▼▼▼

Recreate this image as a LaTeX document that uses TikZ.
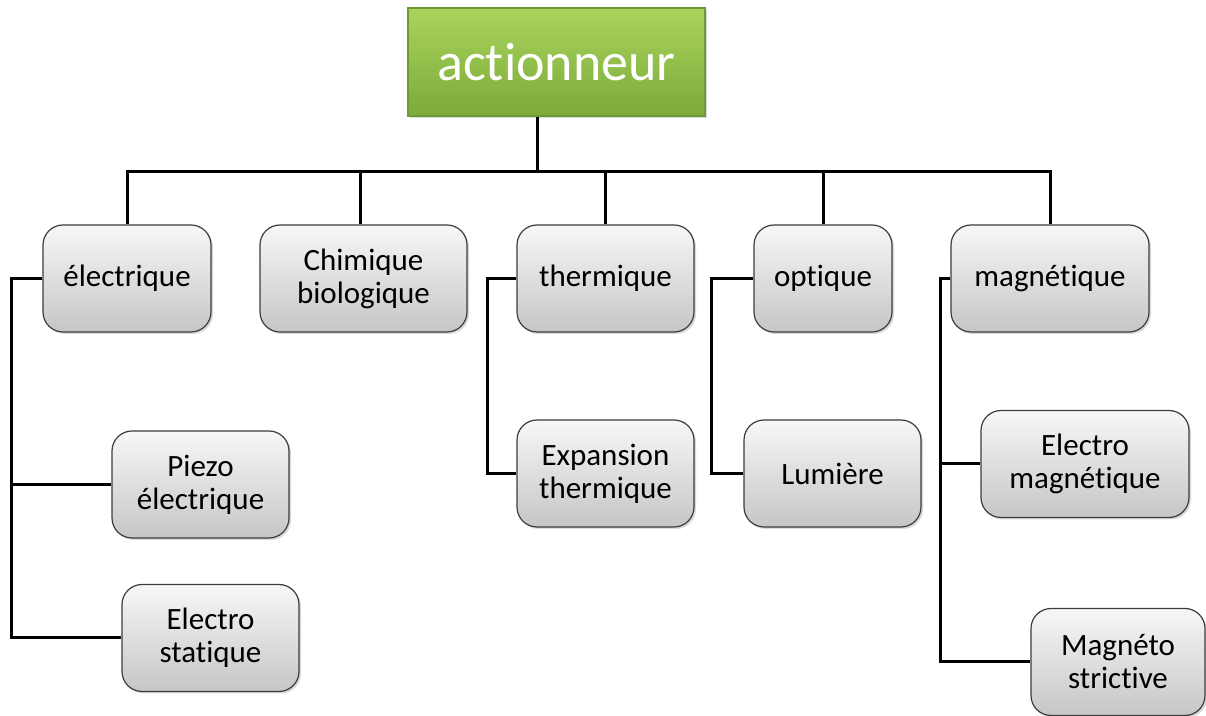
\documentclass[tikz,border=0pt]{standalone}
\usepackage{fontspec}
\setmainfont{Carlito}[RawFeature={-liga;-clig;-dlig;-calt}]
\usetikzlibrary{shadows}

\definecolor{grtop}{HTML}{A9D35C}
\definecolor{grbot}{HTML}{7CAB3A}
\definecolor{grline}{HTML}{6E9A35}
\definecolor{bxtop}{HTML}{F7F7F7}
\definecolor{bxbot}{HTML}{C6C6C6}
\definecolor{bxline}{HTML}{3C3C3C}

\begin{document}
\begin{tikzpicture}
[x=0.5pt,y=-0.5pt,
rootbox/.style={
draw=grline, line width=0.6pt,
top color=grtop, bottom color=grbot,
drop shadow={opacity=0.3,shadow xshift=1pt,shadow yshift=-1pt},
text=white, font=\fontsize{27}{30}\selectfont,
minimum width=148.5pt, minimum height=54pt, inner sep=0pt},
catbox/.style={
draw=bxline, line width=0.6pt, rounded corners=10pt,
top color=bxtop, bottom color=bxbot,
drop shadow={opacity=0.3,shadow xshift=1pt,shadow yshift=-1pt},
align=center, font=\fontsize{15.5}{16.5}\selectfont,
minimum height=53.5pt, inner sep=0pt},
link/.style={line width=1.5pt, black}]
  \useasboundingbox (0,0) rectangle (1206,716);
  % root
  \node [rootbox] (act) at (556.5,62) {actionneur};
  % first level
  \node [catbox, minimum width=84pt] (elec) at (127,278.5) {électrique};
  \node [catbox, minimum width=103.5pt] (chim) at (363.5,278.5) {Chimique\\biologique};
  \node [catbox, minimum width=88.5pt] (therm) at (605.5,278.5) {thermique};
  \node [catbox, minimum width=69pt] (opt) at (823,278.5) {optique};
  \node [catbox, minimum width=99pt] (magn) at (1050,278.5) {magnétique};
  % second level
  \node [catbox, minimum width=88.5pt] (piezo) at (200.5,484.5) {Piezo\\électrique};
  \node [catbox, minimum width=88.5pt] (stat) at (210.5,638) {Electro\\statique};
  \node [catbox, minimum width=88.5pt] (expan) at (605.5,473.5) {Expansion\\thermique};
  \node [catbox, minimum width=88.5pt] (lum) at (832.5,473.5) {Lumière};
  \node [catbox, minimum width=104pt] (elmag) at (1085,464) {Electro\\magnétique};
  \node [catbox, minimum width=87pt] (mgstr) at (1118,662) {Magnéto\\strictive};
  % bus
  \coordinate (bus) at (537,172);
  \draw [link] (act.south -| bus) -- (bus);
  \draw [link] (elec.north) |- (bus);
  \draw [link] (chim.north -| 360,0) |- (bus);
  \draw [link] (therm.north) |- (bus);
  \draw [link] (opt.north) |- (bus);
  \draw [link] (magn.north) |- (bus);
  % brackets
  \draw [link] (elec.west) -- ++(-31,0) |- (piezo.west);
  \draw [link] (elec.west) -- ++(-31,0) |- (stat.west);
  \draw [link] (therm.west) -- ++(-29,0) |- (expan.west);
  \draw [link] (opt.west) -- ++(-42,0) |- (lum.west);
  \draw [link] (magn.west) -- ++(-10,0) |- (elmag.west);
  \draw [link] (magn.west) -- ++(-10,0) |- (mgstr.west);
\end{tikzpicture}
\end{document}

▲▲▲

- _Task prompt_:
Skip the pictures, then retype every line above exactly.

- _Correct response_:
Recreate this image as a LaTeX document that uses TikZ.
\documentclass[tikz,border=0pt]{standalone}
\usepackage{fontspec}
\setmainfont{Carlito}[RawFeature={-liga;-clig;-dlig;-calt}]
\usetikzlibrary{shadows}

\definecolor{grtop}{HTML}{A9D35C}
\definecolor{grbot}{HTML}{7CAB3A}
\definecolor{grline}{HTML}{6E9A35}
\definecolor{bxtop}{HTML}{F7F7F7}
\definecolor{bxbot}{HTML}{C6C6C6}
\definecolor{bxline}{HTML}{3C3C3C}

\begin{document}
\begin{tikzpicture}
[x=0.5pt,y=-0.5pt,
rootbox/.style={
draw=grline, line width=0.6pt,
top color=grtop, bottom color=grbot,
drop shadow={opacity=0.3,shadow xshift=1pt,shadow yshift=-1pt},
text=white, font=\fontsize{27}{30}\selectfont,
minimum width=148.5pt, minimum height=54pt, inner sep=0pt},
catbox/.style={
draw=bxline, line width=0.6pt, rounded corners=10pt,
top color=bxtop, bottom color=bxbot,
drop shadow={opacity=0.3,shadow xshift=1pt,shadow yshift=-1pt},
align=center, font=\fontsize{15.5}{16.5}\selectfont,
minimum height=53.5pt, inner sep=0pt},
link/.style={line width=1.5pt, black}]
  \useasboundingbox (0,0) rectangle (1206,716);
  % root
  \node [rootbox] (act) at (556.5,62) {actionneur};
  % first level
  \node [catbox, minimum width=84pt] (elec) at (127,278.5) {électrique};
  \node [catbox, minimum width=103.5pt] (chim) at (363.5,278.5) {Chimique\\biologique};
  \node [catbox, minimum width=88.5pt] (therm) at (605.5,278.5) {thermique};
  \node [catbox, minimum width=69pt] (opt) at (823,278.5) {optique};
  \node [catbox, minimum width=99pt] (magn) at (1050,278.5) {magnétique};
  % second level
  \node [catbox, minimum width=88.5pt] (piezo) at (200.5,484.5) {Piezo\\électrique};
  \node [catbox, minimum width=88.5pt] (stat) at (210.5,638) {Electro\\statique};
  \node [catbox, minimum width=88.5pt] (expan) at (605.5,473.5) {Expansion\\thermique};
  \node [catbox, minimum width=88.5pt] (lum) at (832.5,473.5) {Lumière};
  \node [catbox, minimum width=104pt] (elmag) at (1085,464) {Electro\\magnétique};
  \node [catbox, minimum width=87pt] (mgstr) at (1118,662) {Magnéto\\strictive};
  % bus
  \coordinate (bus) at (537,172);
  \draw [link] (act.south -| bus) -- (bus);
  \draw [link] (elec.north) |- (bus);
  \draw [link] (chim.north -| 360,0) |- (bus);
  \draw [link] (therm.north) |- (bus);
  \draw [link] (opt.north) |- (bus);
  \draw [link] (magn.north) |- (bus);
  % brackets
  \draw [link] (elec.west) -- ++(-31,0) |- (piezo.west);
  \draw [link] (elec.west) -- ++(-31,0) |- (stat.west);
  \draw [link] (therm.west) -- ++(-29,0) |- (expan.west);
  \draw [link] (opt.west) -- ++(-42,0) |- (lum.west);
  \draw [link] (magn.west) -- ++(-10,0) |- (elmag.west);
  \draw [link] (magn.west) -- ++(-10,0) |- (mgstr.west);
\end{tikzpicture}
\end{document}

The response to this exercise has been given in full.